Monday, February 13. 2006
Dr. John Watson of CARE Canada has taken yet another swipe at the link between military operations and aid. This is part of an ongoing series of critiques, from Watson and others, of e.g. military CIMIC operations, the deployment of the DART and, now, CIDA’s emphasis on Kandahar.
Dr. Watson talks about the ”hard earned neutrality” of international aid agencies and suggests that they are unwilling to surrender that to move ”behind the wire” and cooperate with Canada’s 3D (defence, diplomacy, development) approach to delivering support to the people of Afghanistan.
In point of fact Dr. Watson is not engaged in promoting the independence of CARE Canada, or any other agency – no one is conscripting them. This is nothing more than a nasty little feud over money. For Dr. Watson and his fellow travelers every dollar spent on the military is a dollar which cannot be funnelled through CARE Canada and its bureaucracy.
Canada has decided on the 3D approach because Canadian officials are convinced that the best, most cost effective way to get Canadian aid to the neediest Afghans is by having the aid agencies work closely with the Canadian military – who have a long and honourable tradition of helping people wherever they find need. Nothing is stopping CARE Canada from raising money and spending it anywhere it wishes in Afghanistan or elsewhere on whatever projects it thinks are most beneficial.
In other words, CARE is still free to pursue its highly successful Widows Feeding Project but may have to do so with private funds raised by it's supporters. (Government Agencies such as the CF and DFAIT cannot raise funds in this manner.)
The Government of Canada has decided that government money will be more carefully focused – on 3D, in the Kandahar region. Those aid agencies who want to participate must cooperate and coordinate with the military which is, de facto the ‘lead’ agency in the region. Those who object to sacrificing their hard won neutrality need not ask for money. Seems simple enough.
The fact is that Kandahar is in need of all three aspects of the 3D approach. This requires a combined effort from numerous organizations, including the military, because of it's extensive experience in these areas.
CARE Canada is an estimable organization which has been a world leader in aid and development. To its credit it has not cut and run in the face of even the Taliban. Dr.
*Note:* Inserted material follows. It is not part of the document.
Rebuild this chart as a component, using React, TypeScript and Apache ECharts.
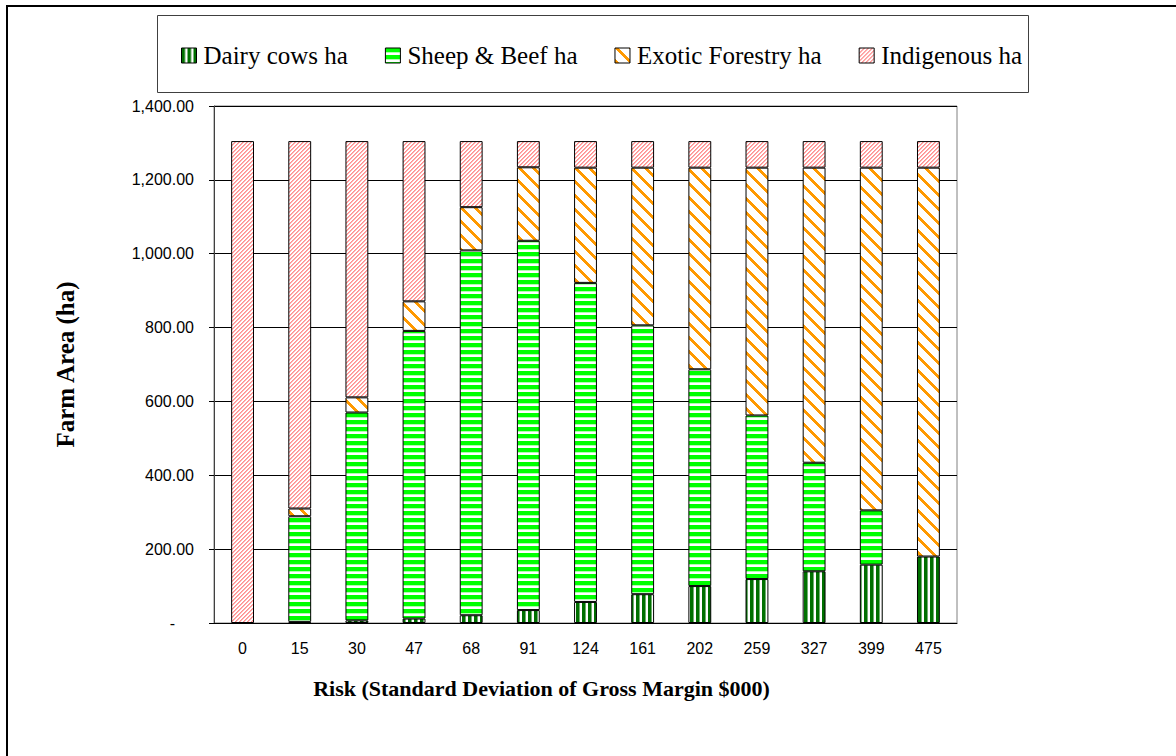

Watson is on record as opposing military managed ”aid” because it might endanger the neutral civilian aid agencies by tying them, in the minds of locals, with foreign, ‘occupying’ military forces and making those neutral, civilian aid agencies targets for attack. That is a legitimate point of view and if he feels that CARE Canada people would be unnecessarily endangered then he should not deploy them to Kandahar.
On the other hand, we see considerable merit in Canada’s official 3D approach and we agree that Canadian government resources, especially money, should be directed to all organizations working in the 3D team.
Perhaps Canada is wrong, perhaps Dr. Watson is right and the military should be restricted to fighting and locally funded (self-funded) very local “aid” projects. If experience shows that then we hope the Government of Canada will adjust accordingly but Dr. Watson should wait until we have some experience. Right now, it appears to us, he is just whining because he and CARE Canada will not have unfettered access to a large pot of money.